THE UNHOLY NIGHT
(director: Lionel Barrymore; screenwriters: from the play by Jacques Feyder/story by Ben Hecht/Edwin Justin Mayer/Joseph Farnham/Dorothy Farnum; cinematographer: Ira Morgan; editor: Grant Whytock; music: William Axt; cast: Polly Moran (Polly, maid), George Cooper (Frey, former orderly & current servant of Montague), Sojin (The seance seer), Natalie Moorhead (Lady Violet Montague), John Miljan (Major Mallory), Boris Karloff (Abdul Mohammed Bey – the Hindu Lawyer), Ernest Torrence (Dr. Ballou), Roland Young (Lord Montague), Dorothy Sebastian (Lady Efra Cavendar), Clarence Geldert (Inspector Lewis), Claude Fleming (Sir James Rumsey, chief inspector), Richard Tucker (Col. Davidson), John Loder (Capt. Dorchester), Philip Strange (Lieut. Williams), John Roche (Lieut. Savor), Sydney Jarvis (Jordan, The Butler); Runtime: 94; MPAA Rating: NR; producer: ; MGM; 1929)
“it’s winsome as an old-fashioned crime drama.”
Reviewed by Dennis Schwartz
More suited to its original Jacques Feyder play roots than to the screen. It’s murky, creaky, too talky, too stagey and trips over its plot lines. But, ‘what the hell,’ it’s winsome as an old-fashioned crime drama. American noted actor Lionel Barrymore(“Ten Cents A Dance”/”Madame X”/”The Rogue Song”), more known for his acting than directing, tries his hand at directing and stumbles when he turns to the seances, but otherwise does a fine job of letting the talented cast do their acting thing. It’s based on a story by Ben Hecht. The writers are Edwin Justin Mayer, Joseph Farnham and Dorothy Farnum.
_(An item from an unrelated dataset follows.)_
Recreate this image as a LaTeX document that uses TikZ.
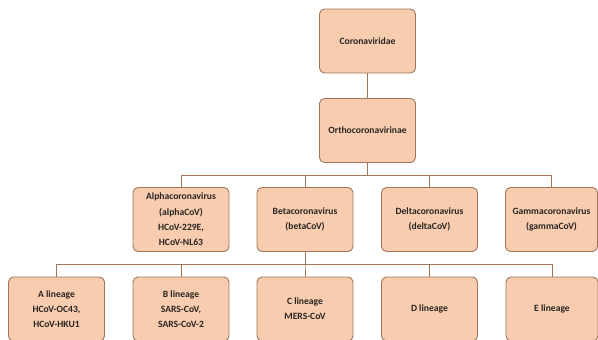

In the London pea-soup fog, an unknown killer has knocked off four members of the same 1915 British military regiment, in Gallipoli, but the fifth potential vic Lord Montague (Roland Young) escapes from being strangled and winds up in Scotland Yard. The chief investigator Sir James Ramsey (Claude Fleming) has the ten surviving regiment officers brought to Montague’s estate for safety and questioning. Also at home is Montague’s occult follower sister, Lady Violet (Natalie Moorhead), and her future hubby, the research scientist, Dr. Ballou (Ernest Torrence), who are holding a seance to communicate with the dead. Soon an hysterical Lady Efra Cavendar (Dorothy Sebastian) runs into the estate wondering if she’s too late to stop another murder. Lady Efra is the wealthy daughter of Major Cavendish, a disgraced officer booted from the fourth regiment for card cheating and since then has hated those fellow officers. Tagging along with Ladt Efra is the Hindu lawyer Abdul Mohammed Bey (Boris Karloff), who informs us that Cavendish has died and reads his disturbed client’s will that bequeaths one million pounds to the lone surviving officer from his old regiment.
The drawing room thriller is a claustrophobic affair, set primarily in the wisecracking brandy and soda drinking spacious home of Lord Montague. Suffering from a stodginess due to its theatrical roots, nevertheless the movie has enough twists to keep you guessing until the climax who is the culprit.